米ソ冷戦下で、共存を探ろうとする両国間の考えに反する分子による過激な行動、それが過去の計画ではあるものの、第三次大戦を起こしかねないという筋立てが面白い。
計画名”Telefon”というロシア語読みのタイトルがキーポイントで、それほど緻密ではないが、捻りを効かせたスパイ戦を楽しめるピーター・ハイアムズとスターリング・シリファントの脚本、そして、ドン・シーゲルのシャープな演出と要所要所で展開するアクションも見応えあり。
ドン・シーゲル作品の常連ラロ・シフリンの音楽も、「ダーティハリー」(1971)などを意識させない新鮮なものになっているが、ファンとしては、やや物足りない感じもする。
公開当時の1970年代を知る者にとっては、その雰囲気が伝わる映像が何とも懐かしい。
当時の最先端コンピューターの、古めかしい映像さえ興味深い。
リトアニア系移民のチャールズ・ブロンソンは正に適役で、スペシャリストというイメージのKGB局員を寡黙に演じ、その体全体から発する独特の雰囲気で周囲を圧倒する。

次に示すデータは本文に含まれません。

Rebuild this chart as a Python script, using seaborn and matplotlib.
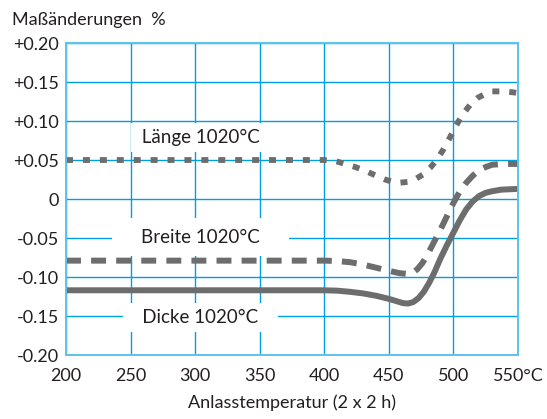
import matplotlib
matplotlib.use('Agg')
import matplotlib.pyplot as plt
import seaborn as sns

laenge_t = [200, 250, 300, 350, 400, 408, 416, 424, 432, 440, 447, 453, 459, 465,
            471, 477, 482, 487, 492, 497, 502, 507, 513, 519, 525, 530, 538, 545, 550]
laenge_v = [0.050, 0.050, 0.050, 0.050, 0.050, 0.049, 0.045, 0.041, 0.036, 0.030,
            0.025, 0.022, 0.021, 0.022, 0.026, 0.032, 0.040, 0.050, 0.063, 0.078,
            0.094, 0.108, 0.121, 0.130, 0.135, 0.138, 0.138, 0.137, 0.136]

breite_t = [200, 250, 300, 350, 400, 410, 420, 430, 440, 450, 458, 464, 468, 472,
            476, 480, 485, 490, 495, 500, 505, 510, 515, 520, 525, 530, 540, 550]
breite_v = [-0.079, -0.079, -0.079, -0.079, -0.079, -0.0795, -0.081, -0.084, -0.088,
            -0.092, -0.095, -0.096, -0.095, -0.090, -0.082, -0.071, -0.055, -0.039,
            -0.022, -0.005, 0.010, 0.021, 0.030, 0.037, 0.041, 0.044, 0.045, 0.045]

dicke_t = [200, 250, 300, 350, 400, 410, 420, 430, 440, 450, 456, 461, 465, 469,
           473, 477, 481, 485, 490, 495, 500, 505, 510, 515, 520, 525, 530, 537, 550]
dicke_v = [-0.117, -0.117, -0.117, -0.117, -0.117, -0.1175, -0.119, -0.121, -0.124,
           -0.128, -0.131, -0.1335, -0.134, -0.132, -0.127, -0.119, -0.108, -0.095,
           -0.076, -0.059, -0.043, -0.027, -0.013, -0.003, 0.004, 0.008, 0.010,
           0.012, 0.013]

x_ticks = [200, 250, 300, 350, 400, 450, 500, 550]
x_labels = ['200', '250', '300', '350', '400', '450', '500', '550°C']
y_ticks = [0.20, 0.15, 0.10, 0.05, 0.0, -0.05, -0.10, -0.15, -0.20]
y_labels = ['+0.20', '+0.15', '+0.10', '+0.05', '0', '-0.05', '-0.10', '-0.15', '-0.20']

sns.set_style('white')
plt.rcParams['font.family'] = ['Lato', 'DejaVu Sans']

text_col = '#231f20'
grid_col = '#009fe0'
line_col = '#6d6d6d'

fig = plt.figure(figsize=(5.47, 4.19), dpi=100)
ax = fig.add_axes([0.1207, 0.1527, 0.8263, 0.7446])

sns.lineplot(x=dicke_t, y=dicke_v, ax=ax, color=line_col, lw=4.3,
             solid_capstyle='butt', solid_joinstyle='round', sort=False)
sns.lineplot(x=breite_t, y=breite_v, ax=ax, color=line_col, lw=4.3,
             linestyle=(0, (2.5, 1.7)), dash_capstyle='butt', sort=False)
sns.lineplot(x=laenge_t, y=laenge_v, ax=ax, color=line_col, lw=4.2,
             linestyle=(0, (1.2, 1.7)), dash_capstyle='butt', sort=False)

ax.set_xlim(200, 550)
ax.set_ylim(-0.20, 0.20)
ax.set_xticks(x_ticks)
ax.set_xticklabels(x_labels)
ax.set_yticks(y_ticks)
ax.set_yticklabels(y_labels)
ax.tick_params(axis='both', length=0, labelsize=13, colors=text_col)
ax.tick_params(axis='x', pad=9)
ax.tick_params(axis='y', pad=5)

ax.set_axisbelow(True)
ax.grid(True, color=grid_col, lw=1.0)
for s in ax.spines.values():
    s.set_color('#5cc2ec')
    s.set_linewidth(1.4)

box = dict(fc='white', ec='none', boxstyle='square,pad=0.3')
ax.text(304, 0.079, ' Länge 1020°C ', ha='center', va='center', fontsize=13.5,
        color=text_col, bbox=box, zorder=1.5)
ax.text(304, -0.049, '    Breite 1020°C    ', ha='center', va='center', fontsize=13.5,
        color=text_col, bbox=dict(fc='white', ec='none', boxstyle='square,pad=0.55'),
        zorder=1.5)
ax.text(304, -0.152, '   Dicke 1020°C   ', ha='center', va='center', fontsize=13.5,
        color=text_col, bbox=box, zorder=1.5)

ax.set_xlabel('Anlasstemperatur (2 x 2 h)', fontsize=13, color=text_col, labelpad=8)
ax.set_ylabel('')
fig.text(0.022, 0.940, 'Maßänderungen  %', fontsize=13, color=text_col, va='baseline')

fig.savefig('out.png', dpi=100)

主人公に手玉に取られるかと思いきや、強かに女の魅力で彼の心を捉えるラストもいい、二重スパイである現地協力者を好演するリー・レミック、穏健派に対抗して過激な行動に出るKGB機密文書局員のドナルド・プレザンス、CIAのコンピューター・プログラマー役タイン・デイリー、副長官フランク・マース、KGB幹部パトリック・マギーとアラン・バデル、薬物催眠を施される工作員のシャーリー・ノース、同じくジョン・ミッチャム(ロバート・ミッチャムの弟)などが共演している。